The committee is looking into the security implications of the U.S.
' trade relationship with China. It released its annual report to Congress
Thursday, concluding that a "large body of both circumstantial and
forensic evidence strongly indicates Chinese state involvement in such
activities." "The quantity of malicious computer activities
against he United states increased in 2008 and is rising sharply in
2009," the report states. "Much of this activity appears to originate
in China." "The cost of such attacks is significant," the report
notes. Citing data from the Joint Task Force-Global Network Operations,
the report says that the military spent $100 million to fend off these
attacks between September 2008 and March 2009. A Defense Department
spokesman did not have any immediate comment on the report's numbers
Thursday. Attacks on department systems have been rising
steadily for years. In 2000, for example, only 1,415 incidents were
reported. The increase is in part due to the fact that the U.S.

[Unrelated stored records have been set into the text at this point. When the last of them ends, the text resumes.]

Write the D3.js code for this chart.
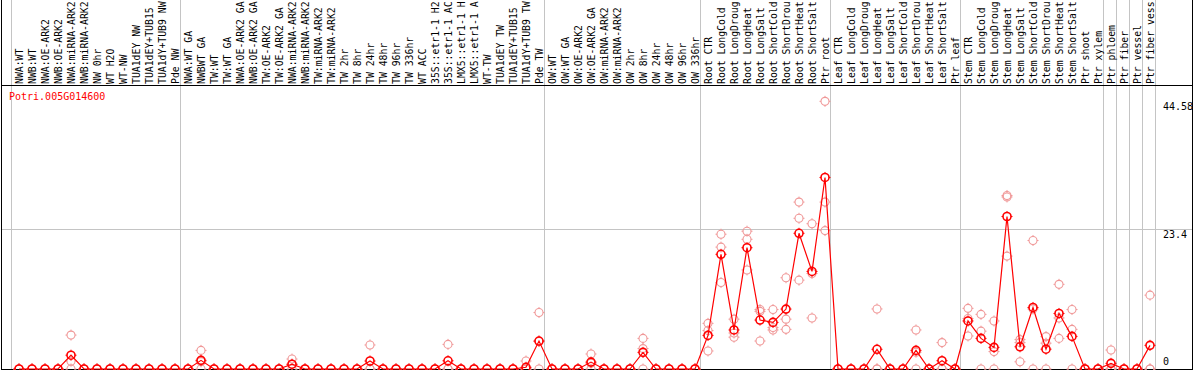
<!DOCTYPE html>
<html>
<head>
<meta charset="utf-8">
<script src="https://cdn.jsdelivr.net/npm/d3@7"></script>
<style>
html,body{margin:0;padding:0;background:#fff;}
svg{display:block;}
text{font-family:"DejaVu Sans Mono",monospace;font-size:10px;}
</style>
</head>
<body>
<svg id="chart" width="1194" height="370"></svg>
<script>
const title = "Potri.005G014600";
const categories = ["NWA:WT","NWB:WT","NWA:OE-ARK2","NWB:OE-ARK2","NWA:miRNA-ARK2","NWB:miRNA-ARK2","NW 0hr","WT H2O","WT-NW","TUA1dEY NW","TUA1dEY+TUB15 NW","TUA1dY+TUB9 NW","Pde NW",
"NWA:WT GA","NWBWT GA","TW:WT","TW:WT GA","NWA:OE-ARK2 GA","NWB:OE-ARK2 GA","TW:OE-ARK2","TW:OE-ARK2 GA","NWA:miRNA-ARK2 GA","NWB:miRNA-ARK2 GA","TW:miRNA-ARK2","TW:miRNA-ARK2 GA","TW 2hr","TW 8hr","TW 24hr","TW 48hr","TW 96hr","TW 336hr","WT ACC","35S::etr1-1 H2O","35S::etr1-1 ACC","LMX5::etr1-1 H2O","LMX5::etr1-1 ACC","WT-TW","TUA1dEY TW","TUA1dEY+TUB15 TW","TUA1dY+TUB9 TW","Pde TW",
"OW:WT","OW:WT GA","OW:OE-ARK2","OW:OE-ARK2 GA","OW:miRNA-ARK2","OW:miRNA-ARK2 GA","OW 2hr","OW 8hr","OW 24hr","OW 48hr","OW 96hr","OW 336hr",
"Root CTR","Root LongCold","Root LongDrought","Root LongHeat","Root LongSalt","Root ShortCold","Root ShortDrought","Root ShortHeat","Root ShortSalt","Ptr root",
"Leaf CTR","Leaf LongCold","Leaf LongDrought","Leaf LongHeat","Leaf LongSalt","Leaf ShortCold","Leaf ShortDrought","Leaf ShortHeat","Leaf ShortSalt","Ptr leaf",
"Stem CTR","Stem LongCold","Stem LongDrought","Stem LongHeat","Stem LongSalt","Stem ShortCold","Stem ShortDrought","Stem ShortHeat","Stem ShortSalt","Ptr shoot","Ptr xylem",
"Ptr phloem","Ptr fiber","Ptr vessel","Ptr fiber vessel"];
const labelMaxChars = 14;

// group boundaries (number of categories before each separator line)
const groupBreaks = [0, 13, 41, 53, 63, 73, 84, 85, 86, 87, 88];

// mean expression
const means = [0,0,0,0,2.3,0,0,0,0,0,0,0,0,
0,1.44,0,0,0,0,0,0,0.8,0,0,0,0,0,1.33,0,0,0,0,0,1.37,0,0,0,0,0,0.28,4.66,
0,0,0,1.15,0,0,0,2.77,0,0,0,0,
5.6,19.1,6.5,20.2,8.15,7.76,9.98,22.6,16.25,31.9,
0,0,0,3.28,0,0,3.1,0,1.38,0,
8.0,5.1,3.6,25.4,3.7,10.25,3.3,9.25,5.43,0,0,
0.94,0,0,3.94];

// replicates
const rep1 = [0,0,0,0,5.65,0,0,0,0,0,0,0,0,
0,3.1,0,0,0,0,0,0,1.66,0,0,0,0,0,4.0,0,0,0,0,0,4.1,0,0,0,0,0,1.33,9.4,
0,0,0,2.5,0,0,0,5.1,0,0,0,0,
7.6,22.45,8.3,22.95,9.9,9.9,15.2,27.8,24.2,44.58,
0,0,0,10.0,0,0,6.5,0,4.4,0,
10.1,9.1,8.0,28.9,4.9,21.4,5.4,14.1,9.9,0,0,
3.16,0,0,12.3];
const rep2 = [0,0,0,0,1.3,0,0,0,0,0,0,0,0,
0,1.2,0,0,0,0,0,0,0.74,0,0,0,0,0,0,0,0,0,0,0,0,0,0,0,0,0,0,4.6,
0,0,0,0.95,0,0,0,3.4,0,0,0,0,
6.4,20.3,6.0,21.6,9.6,6.9,8.3,25.1,15.9,27.8,
0,0,0,0,0,0,2.8,0,0,0,
8.4,6.3,2.9,28.65,4.4,10.0,4.3,8.5,6.6,0,0,
0,0,0,0];
const rep3 = [0,0,0,0,0,0,0,0,0,0,0,0,0,
0,0,0,0,0,0,0,0,0,0,0,0,0,0,0,0,0,0,0,0,0,0,0,0,0,0,0,0,
0,0,0,0,0,0,0,0,0,0,0,0,
3.0,14.4,5.3,16.5,4.66,6.5,6.6,14.8,8.5,23.05,
0,0,0,0,0,0,0,0,0,0,
5.5,0,0,18.8,1.2,0,0,5.1,0,0,0,
0,0,0,0];

const yTicks = [0, 23.4, 44.58];
const yGrid = [23.4];

const W = 1194, H = 370;
const plotTop = 85, plotBottom = 369;
const svg = d3.select("#chart");

const x = d3.scaleBand().domain(categories).range([11, 11 + 13 * categories.length]).padding(0);
const px = c => x(c) + 8;
const y = d3.scaleLinear().domain([0, 46.8]).range([plotBottom, 88]);

const colMain = "#ff0000", colRep = "#f09898", colGrid = "#c4c4c4";

// separator lines
svg.append("g").selectAll("line").data(groupBreaks).join("line")
  .attr("x1", k => 11 + x.bandwidth() * k + 0.5).attr("x2", k => 11 + x.bandwidth() * k + 0.5)
  .attr("y1", 0).attr("y2", plotBottom)
  .attr("stroke", colGrid).attr("stroke-width", 1);

// horizontal grid
svg.append("g").selectAll("line").data(yGrid).join("line")
  .attr("x1", 1).attr("x2", 1193)
  .attr("y1", d => Math.round(y(d)) + 0.5).attr("y2", d => Math.round(y(d)) + 0.5)
  .attr("stroke", colGrid).attr("stroke-width", 1);

// frame lines
svg.append("line").attr("x1", 1.5).attr("x2", 1.5).attr("y1", 0).attr("y2", H).attr("stroke", "#000");
svg.append("line").attr("x1", 1192.5).attr("x2", 1192.5).attr("y1", 0).attr("y2", H).attr("stroke", "#000");
svg.append("line").attr("x1", 1).attr("x2", 1193).attr("y1", plotTop + 0.5).attr("y2", plotTop + 0.5).attr("stroke", "#000");
svg.append("line").attr("x1", 1).attr("x2", 1193).attr("y1", plotBottom + 0.5).attr("y2", plotBottom + 0.5).attr("stroke", "#000");

// category labels (truncated to 14 characters, as in the original)
svg.append("g").selectAll("text").data(categories).join("text")
  .attr("transform", c => `translate(${px(c) + 4},84) rotate(-90)`)
  .attr("text-anchor", "start")
  .style("font-size", "9.8px")
  .attr("fill", "#000")
  .text(c => c.slice(0, labelMaxChars).trimEnd());

// y labels
svg.append("g").selectAll("text").data(yTicks).join("text")
  .attr("x", 1163)
  .attr("y", d => Math.min(y(d) + 9, 365))
  .attr("fill", "#000")
  .text(d => d);

// title
svg.append("text").attr("x", 9).attr("y", 100).attr("fill", colMain).text(title);

// marker drawing helper: circle with small cardinal ticks
function marker(g, cx, cy, r, color, sw) {
  g.append("circle").attr("cx", cx).attr("cy", cy).attr("r", r)
    .attr("fill", "none").attr("stroke", color).attr("stroke-width", sw);
  const t = r + 1.5;
  g.append("path")
    .attr("d", `M${cx},${cy - r}V${cy - t}M${cx},${cy + r}V${cy + t}M${cx - r},${cy}H${cx - t}M${cx + r},${cy}H${cx + t}`)
    .attr("stroke", color).attr("stroke-width", 1).attr("fill", "none");
}

// replicate points
const repG = svg.append("g");
[rep1, rep2, rep3].forEach(rep => {
  categories.forEach((c, i) => marker(repG, px(c), y(rep[i]), 4, colRep, 1.1));
});

// mean line
const line = d3.line().x((d, i) => px(categories[i])).y(d => y(d));
svg.append("path").datum(means).attr("d", line)
  .attr("fill", "none").attr("stroke", colMain).attr("stroke-width", 1.2);

// mean points
const meanG = svg.append("g");
categories.forEach((c, i) => marker(meanG, px(c), y(means[i]), 4, colMain, 1.6));
</script>
</body>
</html>
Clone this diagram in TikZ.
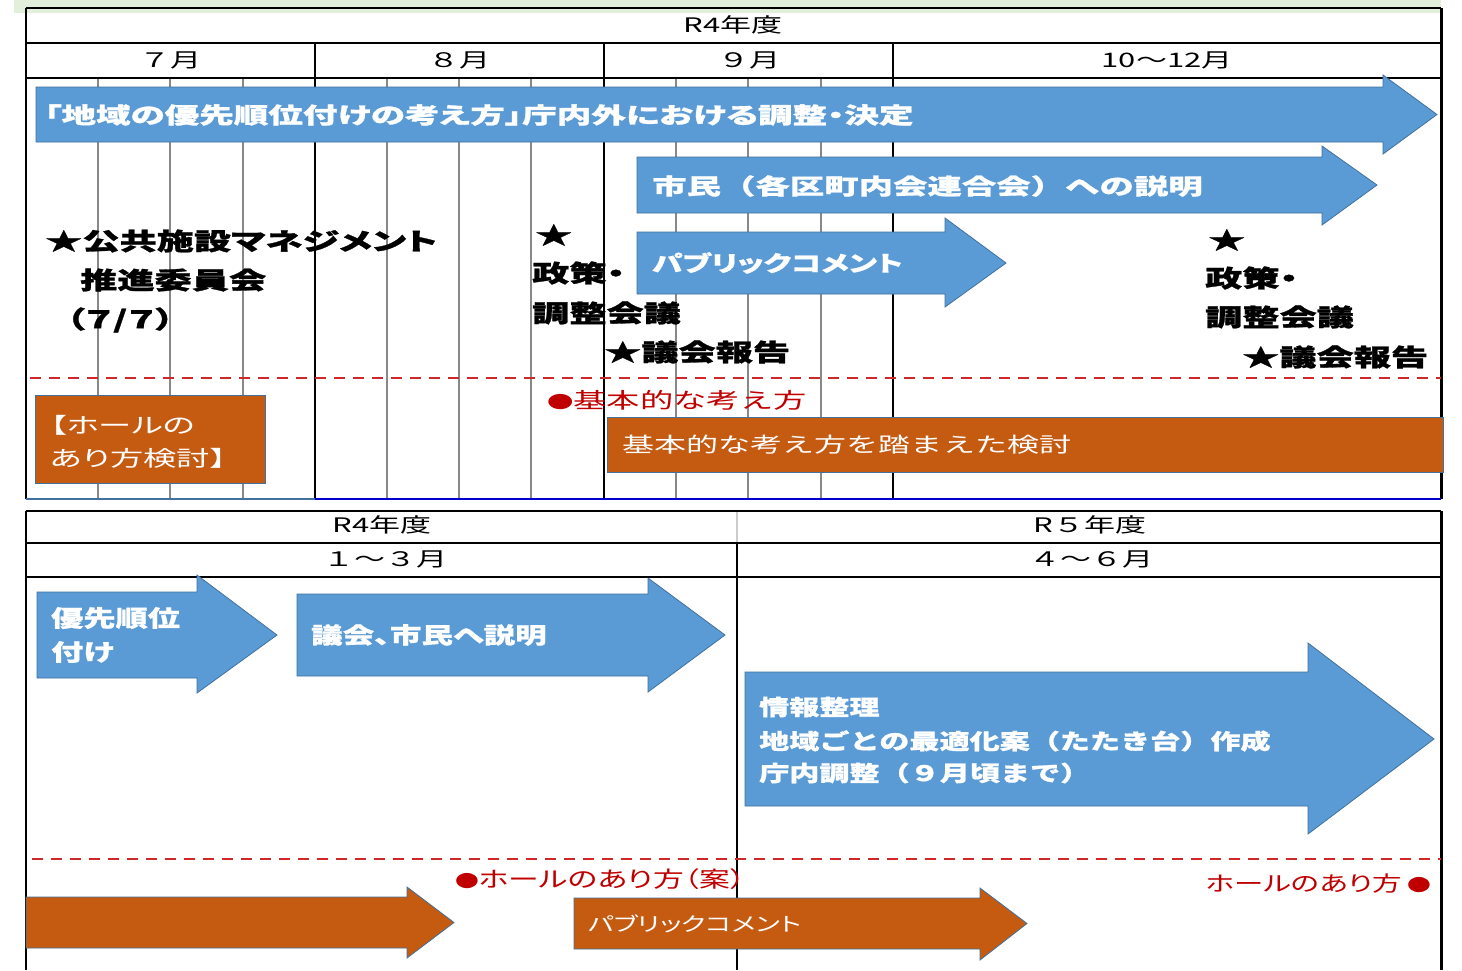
\documentclass[tikz,border=0pt]{standalone}
\usepackage{fontspec}
% Japanese faces, widened; fixed-pitch and proportional (palt) variants
\newfontfamily\jpf[FakeStretch=1.4,BoldFeatures={FakeBold=0.8}]{Noto Sans CJK JP}
\newfontfamily\jpw[FakeStretch=1.55,BoldFeatures={FakeBold=0.8}]{Noto Sans CJK JP}
\newfontfamily\jpp[FakeStretch=1.4,RawFeature=+palt,BoldFeatures={FakeBold=0.8}]{Noto Sans CJK JP}
\newfontfamily\jpq[FakeStretch=1.55,RawFeature=+palt,BoldFeatures={FakeBold=1.2}]{Noto Sans CJK JP}

\definecolor{arrowblue}{HTML}{5B9BD5}
\definecolor{edgeblue}{HTML}{41719C}
\definecolor{rust}{HTML}{C55A11}
\definecolor{darkred}{HTML}{C00000}
\definecolor{rulered}{HTML}{D02828}
\definecolor{palegreen}{HTML}{E2EFDA}
\definecolor{weekgray}{HTML}{888888}
\definecolor{rowblue}{HTML}{0000CC}

% block arrow: style, x left, y top, y bottom, x of head base, head top, head bottom, x tip
\newcommand{\blockarrow}[8]{%
  \path[#1] (#2,#3) -- (#5,#3) -- (#5,#6) -- (#8,{(#3+#4)/2}) -- (#5,#7) -- (#5,#4) -- (#2,#4) -- cycle;}
% small bullet used in the red notes
\newcommand{\notebullet}{{\fontsize{17}{20}\selectfont ●}}

\tikzset{
  bluearr/.style={fill=arrowblue, draw=edgeblue, line width=0.8pt},
  rustarr/.style={fill=rust, draw=edgeblue, line width=0.8pt},
  frame/.style={draw=black, line width=1.8pt},
  weekline/.style={draw=weekgray, line width=2.2pt},
  redrule/.style={draw=rulered, line width=1.8pt, dash pattern=on 11pt off 8pt},
  hdr/.style={inner sep=0pt, font=\jpw\fontsize{20}{22}\selectfont},
  lbl/.style={anchor=west, inner sep=0pt, text=white, font=\jpf\bfseries\fontsize{22}{26}\selectfont},
  event/.style={anchor=west, inner sep=0pt, text=black, font=\jpq\bfseries\fontsize{24}{26}\selectfont},
  redtxt/.style={anchor=west, inner sep=0pt, text=darkred, font=\jpp\fontsize{22}{24}\selectfont},
  boxtxt/.style={anchor=west, inner sep=0pt, text=white, font=\jpw\fontsize{20.7}{24}\selectfont},
}

\begin{document}
\begin{tikzpicture}[x=1pt,y=-1pt]
\useasboundingbox (0,0) rectangle (1462,970);
\fill[white] (0,0) rectangle (1462,970);
\fill[palegreen] (14,0) rectangle (1441,13);

% ---------- upper schedule (July - December) ----------
\foreach \wx in {98,170,243,387,459,531,676,748,821}
  \draw[weekline] (\wx,78) -- (\wx,499);
\foreach \mx in {315,604,893}
  \draw[frame] (\mx,43) -- (\mx,499);
\draw[frame] (26,8) -- (1441,8);
\draw[frame] (26,43) -- (1441,43);
\draw[frame] (26,78) -- (1441,78);
\draw[frame] (26,8) -- (26,499);
\draw[black, line width=3pt] (1441,8) -- (1441,499);
\draw[edgeblue, line width=2pt] (26,499) -- (315,499);
\draw[rowblue, line width=2pt] (315,499) -- (1441,499);
\draw[redrule] (30,378) -- (1441,378);

\node[hdr] (y1) at (733,25) {R4年度};
\node[hdr] (m7) at (170,60) {７月};
\node[hdr] (m8) at (459,60) {８月};
\node[hdr] (m9) at (749,60) {９月};
\node[hdr] (m10) at (1167,60) {10〜12月};

\blockarrow{bluearr}{36}{87}{142}{1383}{75}{154}{1437}
\node[lbl, font=\jpq\bfseries\fontsize{22.3}{26}\selectfont] (policy) at (44,115) {「地域の優先順位付けの考え方」庁内外における調整・決定};

\blockarrow{bluearr}{637}{157}{213}{1322}{146}{225}{1377}
\node[lbl, font=\jpw\bfseries\fontsize{22.2}{26}\selectfont] (citizens) at (652,186) {市民（各区町内会連合会）への説明};

\blockarrow{bluearr}{637}{232}{294}{945}{218}{307}{1006}
\node[lbl, font=\jpp\bfseries\fontsize{22}{26}\selectfont] (pubc1) at (652,263) {パブリックコメント};

\node[event] (pfm1) at (45,241) {★公共施設マネジメント};
\node[event] (pfm2) at (80,280) {推進委員会};
\node[event] (pfm3) at (66,320) {（７/７）};

\node[event] (st1) at (535,235) {★};
\node[event] (pol1) at (532,273) {政策・};
\node[event] (adj1) at (532,313) {調整会議};
\node[event] (rep1) at (604,352) {★議会報告};

\node[event] (st2) at (1208,240) {★};
\node[event] (pol2) at (1205,278) {政策・};
\node[event] (adj2) at (1205,317) {調整会議};
\node[event] (rep2) at (1242,357) {★議会報告};

\path[rustarr] (35,395) rectangle (265,483);
\node[boxtxt, font=\jpq\fontsize{21.5}{24}\selectfont] (hall1) at (50,425) {【ホールの};
\node[boxtxt, font=\jpq\fontsize{21.5}{24}\selectfont] (hall2) at (50,458) {あり方検討】};

\node[redtxt, font=\jpw\fontsize{21.5}{24}\selectfont] (basic) at (547,400) {\notebullet 基本的な考え方};
\path[rustarr] (607,417) rectangle (1443,472);
\node[boxtxt] (study) at (622,445) {基本的な考え方を踏まえた検討};

% ---------- lower schedule (January - June) ----------
\draw[black!20, line width=1.2pt] (737,511) -- (737,543);
\draw[frame] (737,543) -- (737,970);
\draw[frame] (26,511) -- (1441,511);
\draw[frame] (26,543) -- (1441,543);
\draw[frame] (26,577) -- (1441,577);
\draw[frame] (26,511) -- (26,970);
\draw[black, line width=3pt] (1441,511) -- (1441,970);
\draw[redrule] (32,859) -- (1441,859);

\node[hdr] (y2) at (382,525) {R4年度};
\node[hdr] (y3) at (1090,525) {R５年度};
\node[hdr] (m13) at (385,559) {１〜３月};
\node[hdr] (m46) at (1091,559) {４〜６月};

\blockarrow{bluearr}{37}{592}{678}{197}{575}{693}{277}
\node[lbl, font=\jpf\bfseries\fontsize{23}{26}\selectfont] (prio1) at (51,618) {優先順位};
\node[lbl, font=\jpf\bfseries\fontsize{23}{26}\selectfont] (prio2) at (51,652) {付け};

\blockarrow{bluearr}{297}{594}{676}{648}{578}{692}{725}
\node[lbl, font=\jpp\bfseries\fontsize{22.5}{26}\selectfont] (explain) at (311,635) {議会、市民へ説明};

\blockarrow{bluearr}{745}{672}{806}{1308}{643}{834}{1434}
\node[lbl, font=\jpf\bfseries\fontsize{21.5}{24}\selectfont] (info1) at (759,707) {情報整理};
\node[lbl, font=\jpf\bfseries\fontsize{21.5}{24}\selectfont] (info2) at (759,741) {地域ごとの最適化案（たたき台）作成};
\node[lbl, font=\jpf\bfseries\fontsize{21.5}{24}\selectfont] (info3) at (759,773) {庁内調整（９月頃まで）};

\node[redtxt] (hallplan) at (455,879) {\notebullet ホールのあり方（案）};
\node[redtxt, anchor=east, font=\jpp\fontsize{21}{24}\selectfont] (hallway) at (1431,884) {ホールのあり方\hspace{5pt}\notebullet};

\blockarrow{rustarr}{26}{897}{948}{407}{887}{958}{454}
\blockarrow{rustarr}{574}{898}{949}{980}{888}{960}{1027}
\node[boxtxt, font=\jpp\fontsize{19.5}{24}\selectfont] (pubc2) at (588,924) {パブリックコメント};
\end{tikzpicture}
\end{document}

military is simply better at identifying cyberthreats than it used to
be, said Chris Poulin, the chief security officer of Q1 Labs, and
formerly a manager of intelligence networks within the U.S. Air Force.
The department figures are "probably more accurate now," than they were
nine years ago, he said. Security experts have long known that
many computer attacks originate from Chinese IP (Internet Protocol)
addresses, but due to the decentralized nature of the Internet, it is
very difficult to tell when an attack is actually generated in China,
instead of simply using Chinese servers as a steppingstone. Q1's
Poulin says that his company's corporate clients in the U.S. are seeing
attacks that come from China, North Korea, and the Middle East. "We do
definitely see patterns coming from specific nation states." He
said that because China's government has taken steps to control
Internet usage in the country, it could probably throttle attacks if it
wanted to. "China's defiantly initiating attacks," he said.
"State-sponsored? Who knows. But they're certainly not state-choked."